Tutorial 1: Points and Translations

In this tutorial you will learn to work with point quantities in 3D space (a.k.a. position quantities), create translations — the simplest kind of transformation function — and apply translations to point quantities.

Quantities are raw data that have no relation to coordinate systems. They are plain measures of coordinates without a reference frame. In later tutorials you will learn how to associate these quantities to coordinate systems and to transform the quantities between those coordinate systems.

The Code

#include <print>
import ninbot;

int main()
{
   using namespace nin;

   R3::point_qty my_point_qty = {1_m, 2_m, 3_m};
   my_point_qty.z = 600_cm;
   for (length & coord : my_point_qty)
      coord += 1_m;

   std::println("The coordinates of my_point_qty are {}", my_point_qty);

   R3::translation tf1  = {10_cm, 0_m, 0_m};
   tf1.Δx += 1_cm + tf1.Δz;
   R3::translation tf2  = {0_m, 20_cm, 0_m};
   R3::translation tf21 = compose( tf2, tf1 );
   R3::translation tf12 = inv( tf21 );

   R3::point_qty transformed_qty = tf21( my_point_qty );

   std::println("Translated by {:_cm} results in {}", tf21, transformed_qty );
}

Output

The coordinates of my_point_qty are (2, 3, 7) (m)
Translated by (11, 20, 0) (cm) results in (2.11, 3.2, 7) (m)

Building the code

Save the example as points-translations.c++ alongside this CMakeLists.txt:

cmake_minimum_required(VERSION 4.0)
project(points-translations LANGUAGES CXX)

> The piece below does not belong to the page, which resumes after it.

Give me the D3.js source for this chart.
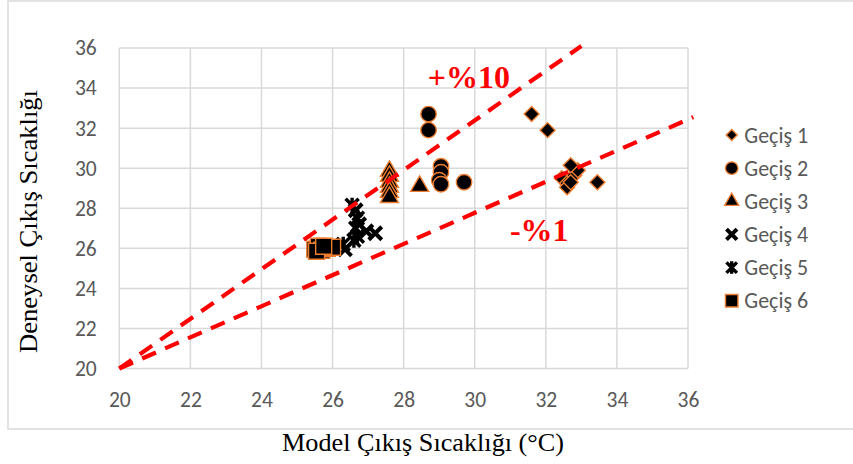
<!DOCTYPE html>
<html>
<head>
<meta charset="utf-8">
<script src="https://cdn.jsdelivr.net/npm/d3@7"></script>
<style>
  html, body { margin: 0; padding: 0; background: #fff; }
  svg { display: block; }
</style>
</head>
<body>
<svg id="chart" width="853" height="464"></svg>
<script>
// ---- data ----
const xTicks = [20, 22, 24, 26, 28, 30, 32, 34, 36];
const yTicks = [20, 22, 24, 26, 28, 30, 32, 34, 36];
const seriesNames = ["Geçiş 1", "Geçiş 2", "Geçiş 3", "Geçiş 4", "Geçiş 5", "Geçiş 6"];
const gecis1 = [[31.6, 32.7], [32.05, 31.9], [33.45, 29.3], [32.45, 29.5], [32.6, 29.25], [32.8, 29.65], [32.9, 29.9], [32.7, 30.15], [32.6, 29.05], [32.7, 29.3]];
const gecis2 = [[28.7, 32.7], [28.7, 31.9], [29.05, 30.1], [29.05, 29.8], [29.0, 29.4], [29.05, 29.2], [29.7, 29.3]];
const gecis3 = [[27.6, 29.85], [27.6, 29.6], [27.6, 29.3], [27.6, 29.05], [27.6, 28.8], [27.6, 28.55], [28.45, 29.1]];
const gecis4 = [[27.2, 26.75], [26.95, 26.85], [26.75, 27.2], [26.65, 27.9], [26.35, 25.95]];
const gecis5 = [[26.55, 28.15], [26.7, 27.5], [26.65, 27.0], [26.7, 26.6], [26.6, 26.4], [26.3, 26.2]];
const gecis6 = [[25.5, 25.95], [25.6, 26.1], [25.7, 25.9], [25.85, 26.0], [26.0, 26.05], [25.55, 25.85], [25.75, 26.1]];
const upperLine = [[20, 20], [33.0, 36.1]];
const lowerLine = [[20, 20], [36.15, 32.55]];
const annotations = [{ text: "+%10", x: 28.68, y: 34.0 }, { text: "-%1", x: 30.99, y: 26.39 }];
const xTitle = "Model Çıkış Sıcaklığı (°C)";
const yTitle = "Deneysel Çıkış Sıcaklığı";

(function () {
// ---- layout ----
const svg = d3.select("#chart");
const W = 853, H = 464;
const pLeft = 119.3, pRight = 688, pTop = 48, pBottom = 368.5;
const x = d3.scaleLinear().domain([20, 36]).range([pLeft, pRight]);
const y = d3.scaleLinear().domain([20, 36]).range([pBottom, pTop]);
const grid = "#d9d9d9";
const tickColor = "#595959";
const sansFont = "Carlito, Calibri, Lato, sans-serif";
const serifFont = "'Liberation Serif', 'Times New Roman', serif";
const orange = "#ED7D31";

svg.append("rect").attr("width", W).attr("height", H).attr("fill", "#fff");
svg.append("rect").attr("x", 8).attr("y", 1).attr("width", 870).attr("height", 428)
  .attr("fill", "none").attr("stroke", grid).attr("stroke-width", 1.5);

// gridlines
svg.append("g").selectAll("line").data(xTicks).join("line")
  .attr("x1", d => x(d)).attr("x2", d => x(d)).attr("y1", pTop).attr("y2", pBottom)
  .attr("stroke", grid).attr("stroke-width", 1.5);
svg.append("g").selectAll("line").data(yTicks).join("line")
  .attr("y1", d => y(d)).attr("y2", d => y(d)).attr("x1", pLeft).attr("x2", pRight)
  .attr("stroke", grid).attr("stroke-width", 1.5);

// axes (labels only)
const xAxis = svg.append("g").attr("transform", `translate(0,${pBottom})`)
  .call(d3.axisBottom(x).tickValues(xTicks).tickSize(0).tickPadding(23.5).tickFormat(d3.format("d")));
const yAxis = svg.append("g").attr("transform", `translate(${pLeft},0)`)
  .call(d3.axisLeft(y).tickValues(yTicks).tickSize(0).tickPadding(22.6).tickFormat(d3.format("d")));
[xAxis, yAxis].forEach(a => {
  a.select(".domain").remove();
  a.selectAll("text").attr("fill", tickColor).style("font-family", sansFont).style("font-size", "21.5px");
});

// titles
svg.append("text").attr("x", 423).attr("y", 450.5).attr("text-anchor", "middle")
  .attr("textLength", 282).attr("lengthAdjust", "spacingAndGlyphs")
  .style("font-family", serifFont).style("font-size", "25px").attr("fill", "#000").text(xTitle);
svg.append("text").attr("transform", "translate(37.3,221.5) rotate(-90)").attr("text-anchor", "middle")
  .attr("textLength", 263).attr("lengthAdjust", "spacingAndGlyphs")
  .style("font-family", serifFont).style("font-size", "26px").attr("fill", "#000").text(yTitle);

// marker drawing
function drawMarker(g, type, s) {
  if (type === 0) {
    const a = s / Math.SQRT2;
    g.append("path").attr("d", d3.symbol(d3.symbolSquare, a * a)()).attr("transform", "rotate(45)")
      .attr("fill", "#000").attr("stroke", orange).attr("stroke-width", 1.4);
  } else if (type === 1) {
    g.append("path").attr("d", d3.symbol(d3.symbolCircle, Math.PI * (s / 2) * (s / 2))())
      .attr("fill", "#000").attr("stroke", orange).attr("stroke-width", 1.4);
  } else if (type === 2) {
    g.append("path").attr("d", d3.symbol(d3.symbolTriangle, s * s * Math.sqrt(3) / 4)())
      .attr("fill", "#000").attr("stroke", orange).attr("stroke-width", 1.4);
  } else if (type === 3) {
    const h = s / 2 - 1.5;
    g.append("path").attr("d", `M${-h},${-h}L${h},${h}M${-h},${h}L${h},${-h}`)
      .attr("stroke", "#000").attr("stroke-width", 4).attr("fill", "none");
  } else if (type === 4) {
    const h = s / 2 - 1.5;
    g.append("path").attr("d", `M${-h},${-h}L${h},${h}M${-h},${h}L${h},${-h}M0,${-h - 1}L0,${h + 1}`)
      .attr("stroke", "#000").attr("stroke-width", 3.4).attr("fill", "none");
  } else {
    g.append("path").attr("d", d3.symbol(d3.symbolSquare, s * s)())
      .attr("fill", "#000").attr("stroke", orange).attr("stroke-width", 1.4);
  }
}

const allSeries = [gecis1, gecis2, gecis3, gecis4, gecis5, gecis6];
const chartSizes = [15, 15.5, 18, 16, 16, 16];
const legendSizes = [11, 12.5, 14, 13.5, 13.5, 12.5];

allSeries.forEach((data, i) => {
  const gs = svg.append("g");
  data.forEach(p => {
    const g = gs.append("g").attr("transform", `translate(${x(p[0])},${y(p[1])})`);
    drawMarker(g, i, chartSizes[i]);
  });
});

// reference lines
const line = d3.line().x(d => x(d[0])).y(d => y(d[1]));
[upperLine, lowerLine].forEach(l => {
  svg.append("path").attr("d", line(l)).attr("fill", "none")
    .attr("stroke", "#FF0000").attr("stroke-width", 4.2).attr("stroke-dasharray", "15,10");
});

// annotations
svg.append("g").selectAll("text").data(annotations).join("text")
  .attr("x", d => x(d.x)).attr("y", d => y(d.y))
  .style("font-family", serifFont).style("font-size", "32px").style("font-weight", "bold")
  .attr("fill", "#FF0000").text(d => d.text);

// legend
const legend = svg.append("g");
seriesNames.forEach((name, i) => {
  const cy = 135 + i * 33.15;
  const g = legend.append("g").attr("transform", `translate(731.7,${cy})`);
  drawMarker(g, i, legendSizes[i]);
  legend.append("text").attr("x", 744.3).attr("y", cy).attr("dy", "0.35em")
    .style("font-family", sansFont).style("font-size", "22px").attr("fill", tickColor).text(name);
});
})();
</script>
</body>
</html>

find_package(Ninbot REQUIRED)

add_executable(points-translations points-translations.c++)
target_link_libraries(points-translations PRIVATE ninbot::ninbot)

Then configure and build:

cmake -B build -G Ninja -DCMAKE_PREFIX_PATH=/path/to/ninbot/build
cmake --build build
./build/points-translations

Walkthrough

Imports and namespaces

#include <print>
import ninbot;
using namespace nin;

using namespace nin brings unit literals such as 1_m and the WCS tag into scope. This tutorial uses 3D types from nin::R3, referenced with the R3:: prefix.

Coordinate quantities

R3::point_qty my_point_qty = {1_m, 2_m, 3_m};

A point_qty holds the raw measures of a 3D position — three length values — without being tied to any coordinate system.

Accessing coordinates

my_point_qty.x += 1_m;

Individual components are accessible as named fields (x, y, z).

After modifying each field individually, my_point_qty becomes (3, 3, 4) (m).

Translations

R3::translation tf1 = {10_cm, 0_m, 0_m};

A translation is a transformation that shifts coordinates. Its components are named Δx, Δy, Δz to distinguish them from position coordinates.

tf1.Δx += 1_cm + tf1.Δz;

Translation components are mutable and support arithmetic with other length quantities.

Composing and inverting translations

R3::translation tf2 = {0_m, 20_cm, 0_m};
R3::translation tf12 = compose( tf1, tf2 );

compose combines two translations into one. The result of composing tf1 (0.11, 0, 0) (m) with tf2 (0, 0.2, 0) (m) is (0.11, 0.2, 0) (m).

R3::translation tf21 = inv( tf12 );

inv returns the inverse translation — applying it undoes the original.

Applying a translation

R3::point_qty transformed_qty = tf12( my_point_qty );

A translation is callable: tf12( my_point_qty ) applies the translation to a coordinate quantity, returning a new point_qty.

Printing

std::println("The coordinates of my_point_qty are {}", my_point_qty);

Both point_qty and translation support std::format / std::println. The default format wraps the numeric components in parentheses separated by ", ", followed by the unit in parentheses.

std::println( "If translated by {:_cm} results in {}", tf12, transformed_qty );

The format specifier {:_cm} converts all components to centimetres before printing. The unit specifier must match one of the Ninbot-defined literals and the dimensions must agree with the dimensions of the variable being formatted.